3. **Optimization**:
   - Rate limit typing events (max 1 per second)
   - Only show typing for active conversation
   - Batch multiple typing updates

This provides responsive UX while minimizing server load."

"Offline message delivery requires multiple strategies:

1. **Message Queuing**:
   - Store messages in persistent queue (Kafka/RabbitMQ)
   - Partition by user_id for ordered delivery
   - Retry logic with exponential backoff

2. **Push Notifications**:
   - APNs for iOS, FCM for Android
   - Rich notifications with message preview
   - Badge count updates

3. **Synchronization**:
   - When user comes online, sync missed messages
   - Use sequence numbers to detect gaps
   - Incremental sync to minimize data transfer

4. **Storage**:
   - Offline messages stored in database
   - TTL for cleanup (30 days)
   - Compression for large message backlogs

This ensures reliable message delivery regardless of connectivity."

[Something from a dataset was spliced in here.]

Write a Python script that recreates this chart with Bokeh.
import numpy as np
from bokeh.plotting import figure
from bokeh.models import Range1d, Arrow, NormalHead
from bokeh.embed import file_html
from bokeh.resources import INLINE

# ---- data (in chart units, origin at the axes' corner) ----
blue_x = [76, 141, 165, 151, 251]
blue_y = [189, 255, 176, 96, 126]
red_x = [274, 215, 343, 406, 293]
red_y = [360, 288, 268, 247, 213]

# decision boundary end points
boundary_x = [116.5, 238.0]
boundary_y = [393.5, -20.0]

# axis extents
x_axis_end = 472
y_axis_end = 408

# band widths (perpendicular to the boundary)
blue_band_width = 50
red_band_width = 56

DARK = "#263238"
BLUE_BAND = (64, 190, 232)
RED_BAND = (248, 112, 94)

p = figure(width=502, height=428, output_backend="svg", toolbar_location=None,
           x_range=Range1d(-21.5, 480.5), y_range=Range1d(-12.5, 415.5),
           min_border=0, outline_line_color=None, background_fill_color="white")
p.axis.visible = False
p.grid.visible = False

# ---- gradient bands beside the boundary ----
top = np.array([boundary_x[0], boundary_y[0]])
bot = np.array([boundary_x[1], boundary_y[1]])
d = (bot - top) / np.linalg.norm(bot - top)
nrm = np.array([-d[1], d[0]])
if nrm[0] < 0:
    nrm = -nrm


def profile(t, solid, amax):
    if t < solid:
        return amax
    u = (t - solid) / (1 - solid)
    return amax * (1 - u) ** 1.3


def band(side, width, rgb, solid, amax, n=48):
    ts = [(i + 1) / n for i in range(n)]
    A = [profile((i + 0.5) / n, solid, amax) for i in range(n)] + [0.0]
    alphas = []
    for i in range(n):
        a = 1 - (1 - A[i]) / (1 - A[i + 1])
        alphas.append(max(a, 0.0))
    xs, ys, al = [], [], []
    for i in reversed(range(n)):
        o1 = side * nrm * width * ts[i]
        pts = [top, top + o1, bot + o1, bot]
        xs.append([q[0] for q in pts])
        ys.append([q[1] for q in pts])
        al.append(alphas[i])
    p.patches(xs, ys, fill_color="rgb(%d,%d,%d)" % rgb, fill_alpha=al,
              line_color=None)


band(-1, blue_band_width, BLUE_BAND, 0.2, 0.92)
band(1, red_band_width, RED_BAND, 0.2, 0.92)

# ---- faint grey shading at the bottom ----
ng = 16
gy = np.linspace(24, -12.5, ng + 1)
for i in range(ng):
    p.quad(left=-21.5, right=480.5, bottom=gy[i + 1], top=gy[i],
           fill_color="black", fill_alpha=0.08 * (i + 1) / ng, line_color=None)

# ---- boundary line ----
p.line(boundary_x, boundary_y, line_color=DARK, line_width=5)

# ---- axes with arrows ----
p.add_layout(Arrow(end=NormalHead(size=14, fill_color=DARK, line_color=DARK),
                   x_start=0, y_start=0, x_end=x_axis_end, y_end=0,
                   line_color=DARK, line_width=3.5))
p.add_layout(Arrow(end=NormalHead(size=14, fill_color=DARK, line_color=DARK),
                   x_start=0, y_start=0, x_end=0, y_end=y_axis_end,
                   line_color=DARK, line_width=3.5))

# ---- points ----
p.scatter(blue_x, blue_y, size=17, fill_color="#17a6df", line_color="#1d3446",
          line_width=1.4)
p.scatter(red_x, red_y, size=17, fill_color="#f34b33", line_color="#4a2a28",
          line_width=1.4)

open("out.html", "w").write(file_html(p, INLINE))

"E2E encryption requires careful key management and protocol design:

1. **Protocol Choice**:
   - Signal Protocol for proven security
   - Double Ratchet for forward secrecy
   - X3DH for initial key exchange

2. **Key Management**:
   - Identity keys stored locally
   - Pre-keys uploaded to server
   - Session keys derived per conversation

3. **Message Flow**:
   - Encrypt message with session key
   - Include ephemeral key for ratcheting
   - Server routes encrypted envelope
   - Recipient decrypts with session key

4. **Challenges**:
   - Key verification (QR codes, safety numbers)
   - Multi-device synchronization
   - Backup and recovery
   - Performance impact

This provides strong security while maintaining usability."